The Managing General Agent of the Future

“The concept [of the managing general agent] is not new but it is evolving,” writes Grant. With the emergence of new technologies and new ways to approach insurance, MGAs provide the flexibility both insurtech startups and incumbent insurers need to try unique insurance approaches before committing to major changes.

The resilience of managing general agents is already proving its value in the face of disruption. Although they did experience challenges during the COVID-19 pandemic, MGAs were also able to weather cash flow issues and other concerns, says Alyssa Gittleman, a vice president in insurance research at investment management firm Conning.

The MGAs most likely to thrive in the future are those that embrace their own adaptability now. Future managing general agents will need to think of themselves as a type of insurer, not merely as a distributor.
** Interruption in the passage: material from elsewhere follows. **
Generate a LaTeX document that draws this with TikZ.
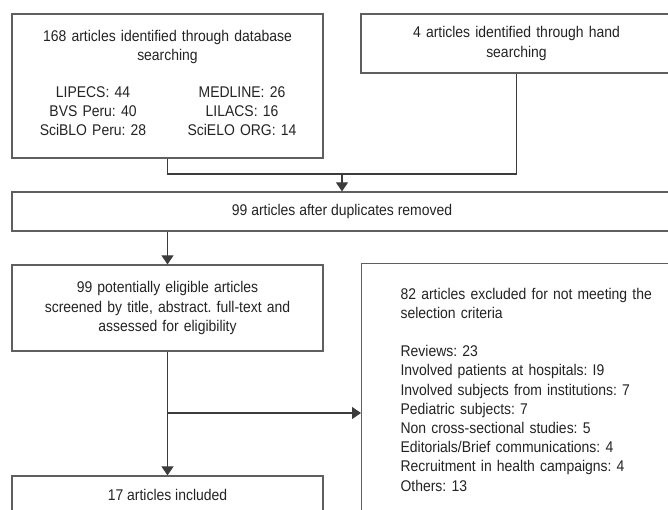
\documentclass[tikz,border=0pt]{standalone}
\usepackage{fontspec}
\setmainfont{Liberation Sans}[FakeStretch=0.9]
\usepackage{array}
\usetikzlibrary{arrows.meta}
\definecolor{BoxLine}{RGB}{95,95,95}
\definecolor{FlowLine}{RGB}{60,60,60}
\definecolor{FlowText}{RGB}{35,35,35}
\newcolumntype{C}[1]{>{\centering\arraybackslash}p{#1}}
\frenchspacing

\begin{document}
\begin{tikzpicture}[x=1pt,y=-1pt,>={Triangle[width=12pt,length=9pt]},font=\fontsize{15.5}{19.2}\selectfont]
			\useasboundingbox (0,0) rectangle (668,510);
			\clip (0,0) rectangle (668,510);
			\tikzstyle{every node}=[draw=BoxLine,line width=1.2pt,rectangle,text=FlowText,inner sep=0pt,align=center]
			\tikzstyle{every path}=[line width=1.1pt]
			
			%% Identification
			\draw (167.5,86) node [minimum width=311pt,minimum height=144pt,text width=298pt] (db) {168 articles identified through database\\ searching\\[19pt]
				\begin{tabular}{@{}C{149pt}@{}C{149pt}@{}}
					LIPECS: 44 & MEDLINE: 26\\
					BVS Peru: 40 & LILACS: 16\\
					SciBLO Peru: 28 & SciELO ORG: 14
				\end{tabular}};
			\draw (516.5,43.5) node [minimum width=311pt,minimum height=59pt,text width=298pt] (hand) {4 articles identified through hand\\ searching};
			
			%% Screening
			\draw (342,211.5) node [minimum width=660pt,minimum height=39pt] (dup) {99 articles after duplicates removed};
			\draw (167.5,308) node [minimum width=311pt,minimum height=86pt,text width=298pt] (elig) {99 potentially eligible articles\\ screened by title, abstract. full-text and\\ assessed for eligibility};
			\draw (361,263) node [anchor=north west,inner xsep=39pt,minimum height=252pt,text width=262pt,align=left] (excl) {82 articles excluded for not meeting the\\ selection criteria\\[19pt]
				Reviews: 23\\
				Involved patients at hospitals: I9\\
				Involved subjects from institutions: 7\\
				Pediatric subjects: 7\\
				Non cross-sectional studies: 5\\
				Editorials/Brief communications: 4\\
				Recruitment in health campaigns: 4\\
				Others: 13};
			
			%% Included
			\draw (167.5,495) node [minimum width=311pt,minimum height=38pt] (incl) {17 articles included};
			
			%% Connections
			\coordinate (mrg) at (342,174);
			\coordinate (brn) at (167.5,413);
			\draw [FlowLine] (db.south) |- (mrg) -| (hand.south);
			\draw [->,FlowLine] (mrg) -- (dup.north);
			\draw [->,FlowLine] (dup.south -| elig.north) -- (elig.north);
			\draw [->,FlowLine] (elig.south) -- (incl.north);
			\draw [->,FlowLine] (brn) -- (brn -| excl.west);
			
		\end{tikzpicture}
\end{document}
“Many MGAs operate under the misconception that they’re a distribution company. Distribution is important, but it’s only one element of an MGA’s operation,” write Mark Prowting and Stewart Osmond at Willis Towers Watson. According to Prowting and Osmond, managing general agents that treat themselves as part of the underwriting arm of insurance carriers will be better able to adapt to changes in the insurance industry.

An emphasis on adaptability is a must for future managing general agents, not only in how they view their own business but also in how they respond to new challenges and technologies.

“Lean, agile and dynamic, tomorrow’s MGAs will build thriving niche businesses and grow profits faster and at a larger scale than the industry as a whole,” writes Isabelle Santenac, global insurance leader at EY. She predicts that some future managing general agents may be billion-dollar businesses in their own right, but that they will reach this status by specializing in niche insurance areas and by embracing technology-enhanced adaptability to do it.